The most memorable building of Bratislava will be its Castle, on a hill overseeing the Danube. First constructed in the 10th century, the castle was remodeled in to Gothic, Renaissance, Baroque styles at different points in its life. The walls and corridors still contain the fragments of this various construction styles, but the original castle had been destroyed in 1811. It was rebuilt since the 1950s in the style Queen Maria Theresa under whom the castle became famous throughout Europe.
The castle’s courtyard contains notably 80 m deep water well. The biggest of four corner towers is the Crown Tower (south-east) of the 13th century, which housed the crown jewels. Near the main entrance is the walled up entrance gate from the 16th century. A grand Baroque staircase, leads the Slovak National Museum (City Museum is in the Town Hall), which contains the Treasure Chamber, which houses, among other precious archaeological findings, a prehistoric statute called the Venus of Moravany. The Slovak Parliamentary Council still meet in the Castle.
The walk up to the Bratislava Castle passes through the old Jewish quarter, half demolished to make way for the brash Novy-Most (New) Bridge, built by the communists with a revolving, flying saucer café on top. En route, three delightful museums waits – one for clocks, another for decorative arts, and a third for folk music. A curiosity underground (formerly ground-level) is the restored portion of the Jewish cemetery, at the base of the castle hill.
In addition to the Castle, Bratislava is known for its numerous palaces: the Grassalkovich, built around 1760, is now the residence of the Slovak president. The Slovak government has its seat in the former Archiepiscopal Palace.
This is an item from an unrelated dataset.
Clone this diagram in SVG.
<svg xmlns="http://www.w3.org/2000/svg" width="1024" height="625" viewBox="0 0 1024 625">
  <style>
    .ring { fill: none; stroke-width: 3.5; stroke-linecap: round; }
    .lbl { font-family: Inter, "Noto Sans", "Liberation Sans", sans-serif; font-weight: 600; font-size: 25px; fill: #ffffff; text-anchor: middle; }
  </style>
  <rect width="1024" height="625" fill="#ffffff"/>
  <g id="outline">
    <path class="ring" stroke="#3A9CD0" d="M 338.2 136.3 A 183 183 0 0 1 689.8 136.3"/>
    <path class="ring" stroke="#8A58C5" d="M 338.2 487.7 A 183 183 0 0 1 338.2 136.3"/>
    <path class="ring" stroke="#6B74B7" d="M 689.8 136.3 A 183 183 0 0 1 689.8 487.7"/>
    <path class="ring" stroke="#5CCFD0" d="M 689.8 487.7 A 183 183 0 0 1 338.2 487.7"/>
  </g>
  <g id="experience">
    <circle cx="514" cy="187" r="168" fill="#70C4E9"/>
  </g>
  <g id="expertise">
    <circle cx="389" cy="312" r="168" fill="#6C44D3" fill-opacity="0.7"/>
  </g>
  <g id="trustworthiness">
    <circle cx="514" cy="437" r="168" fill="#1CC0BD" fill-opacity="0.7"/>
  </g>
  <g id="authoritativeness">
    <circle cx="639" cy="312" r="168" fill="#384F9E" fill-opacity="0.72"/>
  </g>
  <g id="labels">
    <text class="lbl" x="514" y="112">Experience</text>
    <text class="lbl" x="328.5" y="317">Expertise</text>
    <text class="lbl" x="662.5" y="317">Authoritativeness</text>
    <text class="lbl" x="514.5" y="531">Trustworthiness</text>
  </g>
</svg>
The famed Peace of Pressburg between Austria and France after the Austerlitz was signed in the Primate’s Palace in 1805. After Revolutions of 1848, Ferdinand V also signed the abolition of serfdom, at the Primate’s Palace, which now houses the mayoral quarters.
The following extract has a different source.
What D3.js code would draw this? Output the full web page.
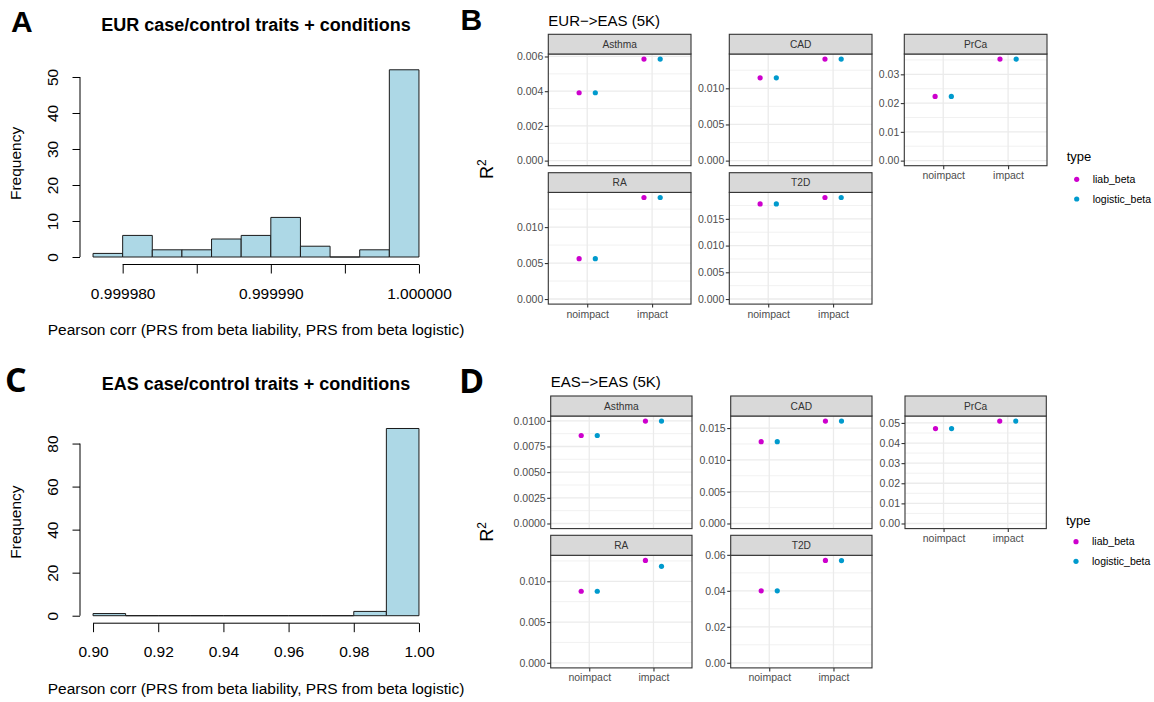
<!DOCTYPE html>
<html>
<head>
<meta charset="utf-8">
<script src="https://cdn.jsdelivr.net/npm/d3@7"></script>
<style>
  body { margin: 0; background: #fff; }
  svg { display: block; font-family: "Liberation Sans", Arial, Helvetica, sans-serif; }
</style>
</head>
<body>
<svg id="fig" width="1154" height="702"></svg>
<script>
// ---------- Histogram data: correlation between PRS built from liability and logistic betas ----------
const eurBinEdges = [0.999978, 0.999980, 0.999982, 0.999984, 0.999986, 0.999988,
                     0.999990, 0.999992, 0.999994, 0.999996, 0.999998, 1.000000];
const eurBinCounts = [1, 6, 2, 2, 5, 6, 11, 3, 0, 2, 52];
const eurXTicks = [0.999980, 0.999985, 0.999990, 0.999995, 1.000000];
const eurXTickLabels = ["0.999980", "", "0.999990", "", "1.000000"];
const eurYTicks = [0, 10, 20, 30, 40, 50];

const easBinEdges = [0.90, 0.91, 0.92, 0.93, 0.94, 0.95, 0.96, 0.97, 0.98, 0.99, 1.00];
const easBinCounts = [1, 0, 0, 0, 0, 0, 0, 0, 2, 87];
const easXTicks = [0.90, 0.92, 0.94, 0.96, 0.98, 1.00];
const easXTickLabels = ["0.90", "0.92", "0.94", "0.96", "0.98", "1.00"];
const easYTicks = [0, 20, 40, 60, 80];

// ---------- R2 by trait, impact group and beta type ----------
const traits = ["Asthma", "CAD", "PrCa", "RA", "T2D"];
const impactLevels = ["noimpact", "impact"];
const betaTypes = ["liab_beta", "logistic_beta"];

const eurEasNoimpactLiab     = [0.00391, 0.01145, 0.0223, 0.00561, 0.0178];
const eurEasNoimpactLogistic = [0.00391, 0.01145, 0.0223, 0.00561, 0.0178];
const eurEasImpactLiab       = [0.00585, 0.01404, 0.0353, 0.01412, 0.0190];
const eurEasImpactLogistic   = [0.00585, 0.01404, 0.0353, 0.01412, 0.0190];
const eurEasTickLabels = [
  ["0.000", "0.002", "0.004", "0.006"],
  ["0.000", "0.005", "0.010"],
  ["0.00", "0.01", "0.02", "0.03"],
  ["0.000", "0.005", "0.010"],
  ["0.000", "0.005", "0.010", "0.015"]
];

const easEasNoimpactLiab     = [0.00857, 0.01286, 0.0472, 0.00878, 0.0400];
const easEasNoimpactLogistic = [0.00857, 0.01286, 0.0472, 0.00878, 0.0400];
const easEasImpactLiab       = [0.00997, 0.01609, 0.0509, 0.01256, 0.0569];
const easEasImpactLogistic   = [0.00997, 0.01609, 0.0509, 0.01183, 0.0568];
const easEasTickLabels = [
  ["0.0000", "0.0025", "0.0050", "0.0075", "0.0100"],
  ["0.000", "0.005", "0.010", "0.015"],
  ["0.00", "0.01", "0.02", "0.03", "0.04", "0.05"],
  ["0.000", "0.005", "0.010"],
  ["0.00", "0.02", "0.04", "0.06"]
];

const typeColors = ["#CD00CD", "#009ACD"];
const xTitleText = "Pearson corr (PRS from beta liability, PRS from beta logistic)";
const baseFont = "Liberation Sans, Arial, sans-serif";

const svg = d3.select("#fig");

// ---------- base-graphics style histogram ----------
function drawHistogram(opt) {
  const g = svg.append("g");
  const reg = opt.region;
  const ext = d3.extent(opt.edges);
  const padX = (ext[1] - ext[0]) * 0.04;
  const x = d3.scaleLinear().domain([ext[0] - padX, ext[1] + padX]).range([reg.left, reg.right]);
  const cmax = d3.max(opt.counts);
  const y = d3.scaleLinear().domain([-cmax * 0.04, cmax * 1.04]).range([reg.bottom, reg.top]);

  const bins = opt.counts.map((c, i) => ({ x0: opt.edges[i], x1: opt.edges[i + 1], c }));
  g.selectAll("path.bar").data(bins).join("path")
    .attr("class", "bar")
    .attr("d", b => `M${x(b.x0)},${y(0)}V${y(b.c)}H${x(b.x1)}V${y(0)}Z`)
    .attr("fill", "#ADD8E6")
    .attr("stroke", "#1a1a1a")
    .attr("stroke-width", 1);

  // x axis
  const xa = g.append("g").attr("transform", `translate(0,${reg.bottom})`)
    .call(d3.axisBottom(x).tickValues(opt.xTicks).tickFormat((d, i) => opt.xLabels[i]).tickSize(9).tickSizeOuter(0));
  xa.select(".domain").remove();
  xa.append("line")
    .attr("x1", x(opt.xTicks[0])).attr("x2", x(opt.xTicks[opt.xTicks.length - 1]))
    .attr("stroke", "#000");
  xa.selectAll(".tick line").attr("stroke", "#000");
  xa.selectAll(".tick text").attr("y", 34).attr("dy", null)
    .attr("fill", "#000").style("font-size", "15.5px").style("font-family", baseFont);

  // y axis
  const ya = g.append("g").attr("transform", `translate(${reg.left},0)`)
    .call(d3.axisLeft(y).tickValues(opt.yTicks).tickSize(7.5).tickSizeOuter(0));
  ya.select(".domain").remove();
  ya.append("line")
    .attr("y1", y(opt.yTicks[0])).attr("y2", y(opt.yTicks[opt.yTicks.length - 1]))
    .attr("stroke", "#000");
  ya.selectAll(".tick line").attr("stroke", "#000");
  ya.selectAll(".tick text")
    .attr("x", null).attr("dy", null)
    .attr("transform", "translate(-22,0) rotate(-90)")
    .attr("text-anchor", "middle")
    .attr("fill", "#000").style("font-size", "15.5px").style("font-family", baseFont);

  const cx = (reg.left + reg.right) / 2;
  g.append("text").attr("x", cx).attr("y", reg.top - 31.5)
    .attr("text-anchor", "middle").attr("font-weight", "bold").attr("font-size", 18)
    .text(opt.title);
  g.append("text").attr("x", cx).attr("y", reg.bottom + 70.7)
    .attr("text-anchor", "middle").attr("font-size", 15.5)
    .text(xTitleText);
  g.append("text")
    .attr("transform", `translate(${reg.left - 59.5},${(reg.top + reg.bottom) / 2}) rotate(-90)`)
    .attr("text-anchor", "middle").attr("font-size", 15.5)
    .text("Frequency");
}

// ---------- faceted dot plot ----------
function drawFacets(opt) {
  const g = svg.append("g");
  const series = [
    [opt.noLiab, opt.noLogit],
    [opt.imLiab, opt.imLogit]
  ];

  traits.forEach((trait, i) => {
    const r = i < 3 ? 0 : 1, c = i % 3;
    const left = opt.cols[c], right = left + opt.width;
    const stripTop = opt.rows[r];
    const top = stripTop + opt.stripH, bottom = top + opt.panelH;

    const x = d3.scalePoint().domain(impactLevels).range([left, right]).padding(0.6);
    const vals = [opt.noLiab[i], opt.noLogit[i], opt.imLiab[i], opt.imLogit[i]];
    const vmax = d3.max(vals);
    const y = d3.scaleLinear().domain([-vmax * 0.05, vmax * 1.05]).range([bottom, top]);

    const labels = opt.tickLabels[i];
    const ticks = labels.map(Number);
    const step = ticks[1] - ticks[0];
    const minor = [];
    for (let k = -1; k <= ticks.length; k++) {
      const v = ticks[0] + (k + 0.5) * step;
      if (v >= y.domain()[0] && v <= y.domain()[1]) minor.push(v);
    }

    const p = g.append("g");
    p.append("rect").attr("x", left).attr("y", top).attr("width", opt.width).attr("height", opt.panelH)
      .attr("fill", "#fff");
    p.selectAll("line.minor").data(minor).join("line").attr("class", "minor")
      .attr("x1", left).attr("x2", right).attr("y1", d => y(d)).attr("y2", d => y(d))
      .attr("stroke", "#EBEBEB").attr("stroke-width", 0.7);
    p.selectAll("line.majy").data(ticks).join("line").attr("class", "majy")
      .attr("x1", left).attr("x2", right).attr("y1", d => y(d)).attr("y2", d => y(d))
      .attr("stroke", "#EBEBEB").attr("stroke-width", 1.3);
    p.selectAll("line.majx").data(impactLevels).join("line").attr("class", "majx")
      .attr("x1", d => x(d)).attr("x2", d => x(d)).attr("y1", top).attr("y2", bottom)
      .attr("stroke", "#EBEBEB").attr("stroke-width", 1.3);

    const dodge = x.step() * 0.125;
    const pts = [];
    impactLevels.forEach((lev, li) => {
      betaTypes.forEach((bt, ti) => {
        pts.push({ lev, ti, v: series[li][ti][i] });
      });
    });
    p.selectAll("circle").data(pts).join("circle")
      .attr("cx", d => x(d.lev) + (d.ti === 0 ? -dodge : dodge))
      .attr("cy", d => y(d.v))
      .attr("r", 2.6)
      .attr("fill", d => typeColors[d.ti]);

    p.append("rect").attr("x", left).attr("y", top).attr("width", opt.width).attr("height", opt.panelH)
      .attr("fill", "none").attr("stroke", "#333").attr("stroke-width", 1.1);

    // strip
    p.append("rect").attr("x", left).attr("y", stripTop).attr("width", opt.width).attr("height", opt.stripH)
      .attr("fill", "#D9D9D9").attr("stroke", "#333").attr("stroke-width", 1.1);
    p.append("text").attr("x", (left + right) / 2).attr("y", stripTop + opt.stripH / 2 + 3.6)
      .attr("text-anchor", "middle").attr("font-size", 10.2).attr("fill", "#333")
      .text(trait);

    // y axis
    const ya = p.append("g").attr("transform", `translate(${left},0)`)
      .call(d3.axisLeft(y).tickValues(ticks).tickFormat((d, j) => labels[j]).tickSize(3.5).tickPadding(1.5));
    ya.select(".domain").remove();
    ya.selectAll(".tick line").attr("stroke", "#333").attr("stroke-width", 1.1);
    ya.selectAll(".tick text").attr("fill", "#4D4D4D")
      .style("font-size", "10.5px").style("font-family", baseFont);

    // x axis only under the bottom panel of each column
    if (i >= 2) {
      const xa = p.append("g").attr("transform", `translate(0,${bottom})`)
        .call(d3.axisBottom(x).tickSize(3.5).tickPadding(2.5));
      xa.select(".domain").remove();
      xa.selectAll(".tick line").attr("stroke", "#333").attr("stroke-width", 1.1);
      xa.selectAll(".tick text").attr("fill", "#4D4D4D")
        .style("font-size", "10.5px").style("font-family", baseFont);
    }
  });

  // plot title
  g.append("text").attr("x", opt.cols[0]).attr("y", opt.titleY)
    .attr("font-size", 15).attr("fill", "#000").text(opt.title);

  // y axis title
  const yt = g.append("text")
    .attr("transform", `translate(${opt.r2X},${(opt.rows[0] + opt.rows[1] + opt.stripH + opt.panelH) / 2}) rotate(-90)`)
    .attr("text-anchor", "middle").attr("font-size", 18).attr("fill", "#000");
  yt.append("tspan").text("R");
  yt.append("tspan").attr("baseline-shift", "super").attr("font-size", 12).text("2");

  // legend
  const lg = g.append("g");
  lg.append("text").attr("x", opt.legend.x).attr("y", opt.legend.titleY)
    .attr("font-size", 13).attr("fill", "#000").text("type");
  betaTypes.forEach((bt, k) => {
    const ky = opt.legend.keyY[k];
    lg.append("circle").attr("cx", opt.legend.x + 10).attr("cy", ky).attr("r", 2.6).attr("fill", typeColors[k]);
    lg.append("text").attr("x", opt.legend.x + 26).attr("y", ky + 3.7)
      .attr("font-size", 10.5).attr("fill", "#000").text(bt);
  });
}

// ---------- panel letters ----------
function letter(ch, xPos, yPos, family, size) {
  svg.append("text").attr("x", xPos).attr("y", yPos)
    .attr("font-family", family).attr("font-weight", "bold").attr("font-size", size)
    .attr("fill", "#000").text(ch);
}

drawHistogram({
  edges: eurBinEdges, counts: eurBinCounts,
  xTicks: eurXTicks, xLabels: eurXTickLabels, yTicks: eurYTicks,
  region: { left: 80, right: 432, top: 62.3, bottom: 264.5 },
  title: "EUR case/control traits + conditions"
});
drawHistogram({
  edges: easBinEdges, counts: easBinCounts,
  xTicks: easXTicks, xLabels: easXTickLabels, yTicks: easYTicks,
  region: { left: 80, right: 432, top: 421, bottom: 623.2 },
  title: "EAS case/control traits + conditions"
});

drawFacets({
  title: "EUR\u2212>EAS (5K)", titleY: 25.8,
  cols: [548.3, 729.3, 904.3], width: 142.7,
  rows: [34.3, 172.7], stripH: 19.7, panelH: 111.7,
  noLiab: eurEasNoimpactLiab, noLogit: eurEasNoimpactLogistic,
  imLiab: eurEasImpactLiab, imLogit: eurEasImpactLogistic,
  tickLabels: eurEasTickLabels,
  r2X: 493,
  legend: { x: 1066.7, titleY: 161.3, keyY: [179.3, 199] }
});
drawFacets({
  title: "EAS\u2212>EAS (5K)", titleY: 386.8,
  cols: [550.7, 730.7, 905], width: 141.3,
  rows: [396, 535.3], stripH: 20, panelH: 112.6,
  noLiab: easEasNoimpactLiab, noLogit: easEasNoimpactLogistic,
  imLiab: easEasImpactLiab, imLogit: easEasImpactLogistic,
  tickLabels: easEasTickLabels,
  r2X: 493,
  legend: { x: 1066, titleY: 524.5, keyY: [541.7, 561.3] }
});

letter("A", 11, 31.7, baseFont, 30);
letter("B", 460.5, 30, baseFont, 30);
letter("C", 5, 392, "Open Sans, sans-serif", 34);
letter("D", 459, 392.5, "Open Sans, sans-serif", 34);
</script>
</body>
</html>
The most famous ruins in the capital was Devín Castle (in German: Burg Theben) at the confluence of the Morava and the Danube Rivers. Not only strategic but also important to national identity, Devín Castle was destroyed by Napoleon’s troops in 1809. The last owners were the Counts of the Pálffy. Only some restored parts of the castle can be visited, but it houses an interesting archeology museum.
The University Library, erected in 1756, was used by the Diet of the Kingdom of Hungary from 1802 to 1848. The Gothic St. Martin’s Cathedral built in the 13th–16th centuries, seen the coronations of eleven kings and queens of Hungary. The Art Nouveau Church of St. Elisabeth is better known as the Blue Church for colour.
Bratislava has various parks and forests, natural and man-made lakes because of its proximity to the Little Carpathians mountains. (Slavin Military Cemetery offers an excellent view of the city and the Little Carpathians.) Even if a visitor has no time, he should drive through in the Rusovce borough which has Roman ruins. The district is own for its neo-Gothic Rusovce mansion, with its English park, and Rusovce lake, popular with nudists.
From nudists to voyeurism, just off Hlavné Square in city centre is a pavement sculpture of a workman idly peering out of a manhole called Peeping Tom. Our tour-guide said it was a statement on the way communists dished out hollow jobs. Up the street from Hlavné Square is the Art Deco Roland Café, the green-roofed 14th-century town hall.
Music is a key to the city: in the picturesque Venturskala Street, a couple of precocious kids (nine-year-old Liszt and six-year-old Mozart) once awed the citizens. Even today, many young people are amazing the visitors with various musical instruments in the streets. The Bratislava Opera is popular among international tourists for its quality as well as for its prices. The Opera is located in a Habsburg building in the center of the city on Hviezdoslavovo Square. The Opera is only subtitled in Slovak or German. Performances usually start at 7 pm, and can be booked one month in advance. Also on the Square is Reduta Building, the abode of Bratislava Redoute, Slovak Philharmonic, and Hotel Carlton. Tickets for Opera and Philharmonic can be as cheap as a tenner for the citizens, but for foreigners, it is SKK 600 (EUR 19.78).
Also on the Hviezdoslavovo Namestie (Square) is famous Slovenski Restaurancia, which serves traditional cholesterol-laden Slovak cuisine. Slovaks being who they are, the meal starts with a trolley (literally) of spirits wheeled to your table. Only Becherovka (a herbal spirit) is recommended for the beverage but roast goose, pancakes with red cabbage, and apple strudel are other Slovek specialties.
Look down on the town, up to the bobsleigh, skiing and toboggan runs on Kamzik Hill, then across the Danube to the concrete jungle of Petrzalka and its acres of Soviet tower blocks. From the quayside you can take the hydrofoil to Vienna. The uniquely designed Kamzík TV Tower has an observation deck and rotating restaurant.